Data from the phase Ib study suggest that “the nature of the activity associated with PI3K/mTOR is activated by androgen and CDK4/6 resistance,” Sullivan said. “We will build into a phase II study a subgroup of patients selected with Celsignia to serve as a backstop. If the hypothesis is, ‘Well, our patients would do much better,’ which we think is a reasonable hypothesis, then that would suggest we would have an easier time of getting an approval. At the same time, while the Celsignia patients may [do] better, the other, non-Celsignia-positive patients may also do very well – maybe not as good, but compared to the current standard of care, substantially better, so it's the kind of drug that potentially should be made available to all patients. Even though some might benefit more, it doesn't preclude getting approval for all comers.” But if the wider trial doesn’t pan out, “we think having a sufficiently powered subgroup of Celsignia-positive patients essentially provides a backup,” giving Celcuity “two bites at the apple,” he said. The company also said it has signed a $25 million debt financing agreement with Innovatus Capital Partners, and proceeds from first $15 million tranche increase cash on-hand to $44 million.

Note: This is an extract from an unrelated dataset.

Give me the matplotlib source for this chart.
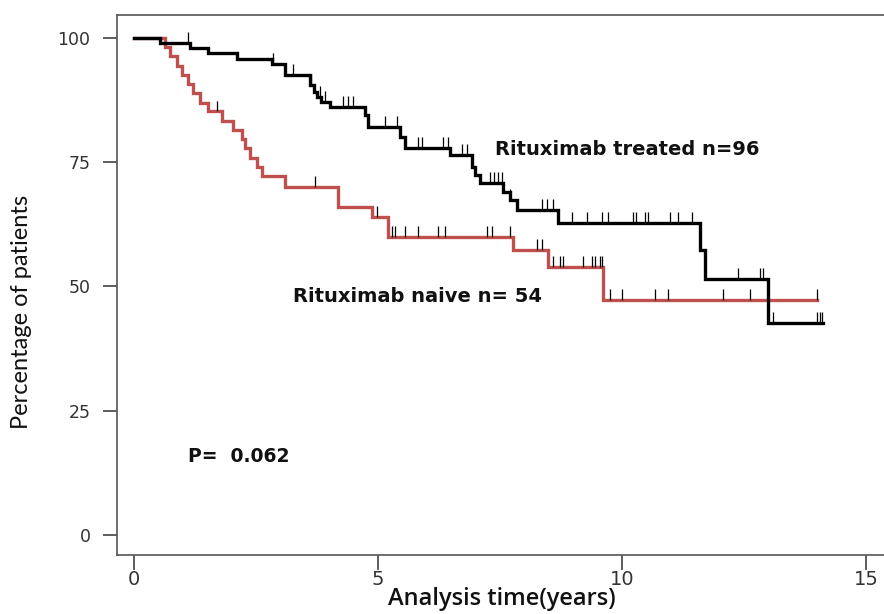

Craig-Hallum analyst Alexander Nowak asked about diligence related to the Pfizer deal, wanting to know if Celcuity had access to patient samples from the phase Ib in order to run tests before putting pen to paper. Sullivan said the company wasn’t able to do that “because there aren't fresh tumor samples available from those types of studies. But we were able to look at each patient's result and look at their mutational status, and find there wasn't a correlation with the mutational status. The overall favorability of the data certainly suggests that, in this case, with these patients, there's a more fundamental role that PI3K/mTOR is playing,” he said. That’s why the pathway “has been of such interest to pharmaceutical companies,” he noted.
Celcuity’s diagnostic strategy supports the push for new potential indications with six different targeted therapies, controlled by pharmaceutical companies, that would rely on a Celsignia to select patients. In January, Celcuity entered a collaboration with Sarah Cannon Research Institute and Pfizer for a phase II trial to measure the efficacy and safety of two Pfizer targeted therapies, Vizimpro (dacomitinib), a pan-HER inhibitor, and Xalkori (crizotinib), a c-Met inhibitor, in patients with previously treated metastatic HER2-negative breast cancer selected with the Celsignia test. Sarah Cannon is serving as the sponsor. In March, the firm inked a deal with MD Anderson Cancer Center, Basel, Switzerland-based Novartis AG and Puma Biotechnology Inc., of Los Angeles. To be investigated are efficacy and safety of Novartis’ c-Met inhibitor, Tabrecta (capmatinib), and Puma’s Nerlynx (neratinib), a pan-HER inhibitor, in patients with previously treated metastatic HER2-negative breast cancer selected with Celsignia. MD Anderson will serve as the sponsor.